I really expected life to slow down a bit and give us some time to relax a little during the summer months, but I was so wrong. A few weeks ago we were unexpectedly hit with a major hail storm and both of our cars were totaled. We also decided to start looking at other homes during that time because we were so tired of waiting on a house. It was such a mess and so stressful. It’s all worked out now and this week has actually been nice (it’s only Monday, haha!). I absolutely HATE figuring out insurance stuff and car shopping, so it was miserable…I’m lucky to have a husband who takes care of most of it and lets me just answer a few questions here and there, but I still hated it. On a completely unrelated note- check out Oliver’s thighs up there^^! Oh my goodness. They are cute. And Rose wouldn’t take the picture without her snake.
Rose Update: This little girl, who has always been right by my side everywhere we go, is becoming so brave and starting to break away from me little bits at a time when we go out. It is both amazing and a little sad. I love to see her go sit with her friends or dance with a group of kids at the library, and it is so sweet to see her glance over at me every few minutes to make sure I’m still there. I also love to see the proud look on her face when she does something new or exciting. I really think having a brother who is fearless is helping her overcome some of her anxieties. Also, we met William Joyce! We love to read books, and he wrote some of our favorites. We were actually downtown for an even honoring him when our car was destroyed by hail, but it was worth it. He was so kind and said over and over how adorable Rose was (he probably says that about all the kids he meets, but still…). Rose is still really into choosing her own outfits. Those are a couple of my favorites pictured above. She threw a fit when I wouldn’t let her leave the house in the snowman pajamas, but it was over 100 degrees outside. I am trying so hard to let her express herself and wear whatever she wants, but it is truly hard for me. Today she wore a swimsuit top over a romper and attempted to wear tights over that, but again it was too hot. She settled for santa socks with her sandals. I’m having a hard time finding a balance between giving her freedom to choose and build confidence, and teaching her what is appropriate. She’s only two, so I guess I’ve got plenty of time. She is hilarious, too. A few days ago when I dressed her she looked down at her clothes and said “Mommy, this not looks cool.” What??? How does she even know what that means? I also caught her trying to sneak some sugary popcorn after I’d already told her not to eat any and she said, “No, no, no. You not need to worry. I ok, mommy.” I laughed and turned around. A few minutes later she asked me to pretend I was sleeping and I did (but I didn’t close my eyes all the way) and she tried to sneak some of it again! She is a little toot. I love this age. It is most definitely hard, but it is so silly and fun at the same time.

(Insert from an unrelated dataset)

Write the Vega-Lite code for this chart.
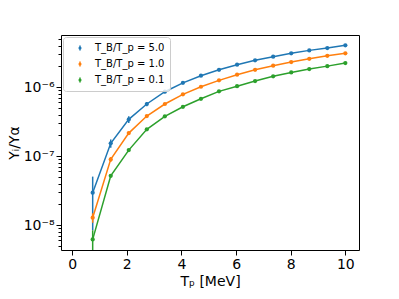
{
  "$schema": "https://vega.github.io/schema/vega-lite/v6.json",
  "width": 298,
  "height": 215,
  "autosize": {"type": "none"},
  "padding": {"left": 61, "top": 35, "right": 40, "bottom": 49},
  "config": {
    "font": "DejaVu Sans",
    "view": {"stroke": "#000000", "strokeWidth": 1},
    "axis": {
      "domain": false,
      "grid": false,
      "tickColor": "#000000",
      "tickWidth": 1,
      "labelColor": "#000000",
      "labelFont": "DejaVu Sans",
      "labelFontSize": 14,
      "titleFont": "DejaVu Sans",
      "titleFontSize": 14,
      "titleFontWeight": "normal",
      "titleColor": "#000000"
    },
    "legend": {
      "orient": "top-left",
      "offset": 2,
      "padding": 5,
      "strokeColor": "#cccccc",
      "fillColor": "rgba(255,255,255,0.8)",
      "cornerRadius": 3,
      "labelFont": "DejaVu Sans",
      "labelFontSize": 10,
      "labelColor": "#000000",
      "labelOffset": 9,
      "symbolOffset": 6,
      "rowPadding": 4,
      "symbolSize": 100,
      "symbolStrokeWidth": 1.5,
      "symbolOpacity": 1
    }
  },
  "data": {
    "values": [
      {"s": "T_B/T_p = 5.0", "x": 0.75, "y": 2.94e-8, "lo": 0.84e-8, "hi": 5.04e-8},
      {"s": "T_B/T_p = 5.0", "x": 1.411, "y": 1.53e-7, "lo": 1.32e-7, "hi": 1.74e-7},
      {"s": "T_B/T_p = 5.0", "x": 2.071, "y": 3.40e-7, "lo": 3.02e-7, "hi": 3.78e-7},
      {"s": "T_B/T_p = 5.0", "x": 2.732, "y": 5.68e-7, "lo": 5.28e-7, "hi": 6.08e-7},
      {"s": "T_B/T_p = 5.0", "x": 3.393, "y": 8.55e-7, "lo": 8.15e-7, "hi": 8.95e-7},
      {"s": "T_B/T_p = 5.0", "x": 4.054, "y": 1.15e-6, "lo": 1.105e-6, "hi": 1.195e-6},
      {"s": "T_B/T_p = 5.0", "x": 4.714, "y": 1.46e-6, "lo": 1.41e-6, "hi": 1.51e-6},
      {"s": "T_B/T_p = 5.0", "x": 5.375, "y": 1.78e-6, "lo": 1.73e-6, "hi": 1.83e-6},
      {"s": "T_B/T_p = 5.0", "x": 6.036, "y": 2.11e-6, "lo": 2.055e-6, "hi": 2.165e-6},
      {"s": "T_B/T_p = 5.0", "x": 6.696, "y": 2.44e-6, "lo": 2.38e-6, "hi": 2.50e-6},
      {"s": "T_B/T_p = 5.0", "x": 7.357, "y": 2.75e-6, "lo": 2.69e-6, "hi": 2.81e-6},
      {"s": "T_B/T_p = 5.0", "x": 8.018, "y": 3.08e-6, "lo": 3.015e-6, "hi": 3.145e-6},
      {"s": "T_B/T_p = 5.0", "x": 8.679, "y": 3.40e-6, "lo": 3.33e-6, "hi": 3.47e-6},
      {"s": "T_B/T_p = 5.0", "x": 9.339, "y": 3.67e-6, "lo": 3.60e-6, "hi": 3.74e-6},
      {"s": "T_B/T_p = 5.0", "x": 10.0, "y": 4.02e-6, "lo": 3.945e-6, "hi": 4.095e-6},
      {"s": "T_B/T_p = 1.0", "x": 0.75, "y": 1.28e-8, "lo": 1.08e-8, "hi": 1.48e-8},
      {"s": "T_B/T_p = 1.0", "x": 1.411, "y": 8.95e-8, "lo": 8.25e-8, "hi": 9.65e-8},
      {"s": "T_B/T_p = 1.0", "x": 2.071, "y": 2.15e-7, "lo": 2.05e-7, "hi": 2.25e-7},
      {"s": "T_B/T_p = 1.0", "x": 2.732, "y": 3.80e-7, "lo": 3.68e-7, "hi": 3.92e-7},
      {"s": "T_B/T_p = 1.0", "x": 3.393, "y": 5.68e-7, "lo": 5.53e-7, "hi": 5.83e-7},
      {"s": "T_B/T_p = 1.0", "x": 4.054, "y": 7.84e-7, "lo": 7.66e-7, "hi": 8.02e-7},
      {"s": "T_B/T_p = 1.0", "x": 4.714, "y": 1.01e-6, "lo": 0.99e-6, "hi": 1.03e-6},
      {"s": "T_B/T_p = 1.0", "x": 5.375, "y": 1.25e-6, "lo": 1.227e-6, "hi": 1.273e-6},
      {"s": "T_B/T_p = 1.0", "x": 6.036, "y": 1.51e-6, "lo": 1.484e-6, "hi": 1.536e-6},
      {"s": "T_B/T_p = 1.0", "x": 6.696, "y": 1.78e-6, "lo": 1.751e-6, "hi": 1.809e-6},
      {"s": "T_B/T_p = 1.0", "x": 7.357, "y": 2.04e-6, "lo": 2.008e-6, "hi": 2.072e-6},
      {"s": "T_B/T_p = 1.0", "x": 8.018, "y": 2.30e-6, "lo": 2.265e-6, "hi": 2.335e-6},
      {"s": "T_B/T_p = 1.0", "x": 8.679, "y": 2.57e-6, "lo": 2.532e-6, "hi": 2.608e-6},
      {"s": "T_B/T_p = 1.0", "x": 9.339, "y": 2.84e-6, "lo": 2.80e-6, "hi": 2.88e-6},
      {"s": "T_B/T_p = 1.0", "x": 10.0, "y": 3.08e-6, "lo": 3.037e-6, "hi": 3.123e-6},
      {"s": "T_B/T_p = 0.1", "x": 0.75, "y": 6.2e-9, "lo": 4.0e-9, "hi": 8.4e-9},
      {"s": "T_B/T_p = 0.1", "x": 1.411, "y": 5.18e-8, "lo": 4.88e-8, "hi": 5.48e-8},
      {"s": "T_B/T_p = 0.1", "x": 2.071, "y": 1.22e-7, "lo": 1.18e-7, "hi": 1.26e-7},
      {"s": "T_B/T_p = 0.1", "x": 2.732, "y": 2.44e-7, "lo": 2.38e-7, "hi": 2.50e-7},
      {"s": "T_B/T_p = 0.1", "x": 3.393, "y": 3.76e-7, "lo": 3.69e-7, "hi": 3.83e-7},
      {"s": "T_B/T_p = 0.1", "x": 4.054, "y": 5.18e-7, "lo": 5.10e-7, "hi": 5.26e-7},
      {"s": "T_B/T_p = 0.1", "x": 4.714, "y": 6.76e-7, "lo": 6.67e-7, "hi": 6.85e-7},
      {"s": "T_B/T_p = 0.1", "x": 5.375, "y": 8.66e-7, "lo": 8.56e-7, "hi": 8.76e-7},
      {"s": "T_B/T_p = 0.1", "x": 6.036, "y": 1.03e-6, "lo": 1.018e-6, "hi": 1.042e-6},
      {"s": "T_B/T_p = 0.1", "x": 6.696, "y": 1.22e-6, "lo": 1.206e-6, "hi": 1.234e-6},
      {"s": "T_B/T_p = 0.1", "x": 7.357, "y": 1.43e-6, "lo": 1.414e-6, "hi": 1.446e-6},
      {"s": "T_B/T_p = 0.1", "x": 8.018, "y": 1.63e-6, "lo": 1.612e-6, "hi": 1.648e-6},
      {"s": "T_B/T_p = 0.1", "x": 8.679, "y": 1.82e-6, "lo": 1.80e-6, "hi": 1.84e-6},
      {"s": "T_B/T_p = 0.1", "x": 9.339, "y": 2.01e-6, "lo": 1.988e-6, "hi": 2.032e-6},
      {"s": "T_B/T_p = 0.1", "x": 10.0, "y": 2.23e-6, "lo": 2.206e-6, "hi": 2.254e-6}
    ]
  },
  "encoding": {
    "x": {
      "field": "x",
      "type": "quantitative",
      "scale": {"domain": [-0.41, 10.5], "nice": false, "zero": false},
      "axis": {
        "title": "Tₚ [MeV]",
        "values": [0, 2, 4, 6, 8, 10],
        "tickSize": 5,
        "labelPadding": 2,
        "titlePadding": 3
      }
    }
  },
  "layer": [
    {
      "mark": {"type": "rule", "strokeWidth": 1.5, "clip": true},
      "encoding": {
        "y": {"field": "lo", "type": "quantitative"},
        "y2": {"field": "hi"},
        "stroke": {
          "field": "s",
          "type": "nominal",
          "scale": {
            "domain": ["T_B/T_p = 5.0", "T_B/T_p = 1.0", "T_B/T_p = 0.1"],
            "range": ["#1f77b4", "#ff7f0e", "#2ca02c"]
          },
          "legend": {
            "title": null,
            "symbolType": "M0,-0.5L0,0.5M-0.16,0A0.16,0.16 0 1,1 0.16,0A0.16,0.16 0 1,1 -0.16,0Z"
          }
        }
      }
    },
    {
      "mark": {"type": "line", "strokeWidth": 1.5, "clip": true},
      "encoding": {
        "y": {"field": "y", "type": "quantitative"},
        "stroke": {
          "field": "s",
          "type": "nominal",
          "scale": {
            "domain": ["T_B/T_p = 5.0", "T_B/T_p = 1.0", "T_B/T_p = 0.1"],
            "range": ["#1f77b4", "#ff7f0e", "#2ca02c"]
          },
          "legend": {
            "title": null,
            "symbolType": "M0,-0.5L0,0.5M-0.16,0A0.16,0.16 0 1,1 0.16,0A0.16,0.16 0 1,1 -0.16,0Z"
          }
        }
      }
    },
    {
      "mark": {"type": "point", "filled": true, "opacity": 1, "size": 18, "clip": true},
      "encoding": {
        "y": {
          "field": "y",
          "type": "quantitative",
          "scale": {"type": "log", "domain": [4.35e-9, 5.68e-6], "nice": false},
          "axis": {
            "title": "Yᵢ/Yα",
            "values": [4e-9, 5e-9, 6e-9, 7e-9, 8e-9, 9e-9, 1e-8, 2e-8, 3e-8, 4e-8, 5e-8, 6e-8, 7e-8, 8e-8, 9e-8, 1e-7, 2e-7, 3e-7, 4e-7, 5e-7, 6e-7, 7e-7, 8e-7, 9e-7, 1e-6, 2e-6, 3e-6, 4e-6, 5e-6],
            "labelExpr": "abs(log(datum.value)/LN10 - round(log(datum.value)/LN10)) < 0.001 ? '10' + (round(log(datum.value)/LN10) == -6 ? '⁻⁶' : round(log(datum.value)/LN10) == -7 ? '⁻⁷' : '⁻⁸') : ''",
            "labelOverlap": false,
            "labelFlush": false,
            "tickSize": {"condition": {"test": "abs(log(datum.value)/LN10 - round(log(datum.value)/LN10)) < 0.001", "value": 5}, "value": 3},
            "labelPadding": 2,
            "titlePadding": 2
          }
        },
        "fill": {
          "field": "s",
          "type": "nominal",
          "scale": {
            "domain": ["T_B/T_p = 5.0", "T_B/T_p = 1.0", "T_B/T_p = 0.1"],
            "range": ["#1f77b4", "#ff7f0e", "#2ca02c"]
          },
          "legend": {
            "title": null,
            "symbolType": "M0,-0.5L0,0.5M-0.16,0A0.16,0.16 0 1,1 0.16,0A0.16,0.16 0 1,1 -0.16,0Z"
          }
        }
      }
    }
  ]
}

Oliver update: Not a lot has changed since my last update. He is still chubby and so, so sweet. And he still isn’t a good eater or sleeper. Why does teething exist??? He has recently started copying sounds we make. Last week Ryan and I both had cold and were coughing a lot…every time he heard it, he’d start doing a cute little fake cough and giggling. He’s also been way more clingy lately than he usually is. He normally is perfectly happy playing by himself, but not the last few days. He wants to be in my arms all the time, and the second I put him down he cries. I’m blaming teething for this, too. He also bites now. The biggest problem with this (other than the pain…those tiny teeth HURT.), is that when we tell him to stop, he laughs so hard. It doesn’t matter how firm our voices are or how serious our faces look, he just smiles his big, sweet smile and laughs. And then, of course, we laugh. This is not good. We are also debating on whether or not to cut his hair. His little curls are the cutest, but they are getting a little long and unmanageable. If we do end up giving him a trim, I may need some emotional support…and some tissues.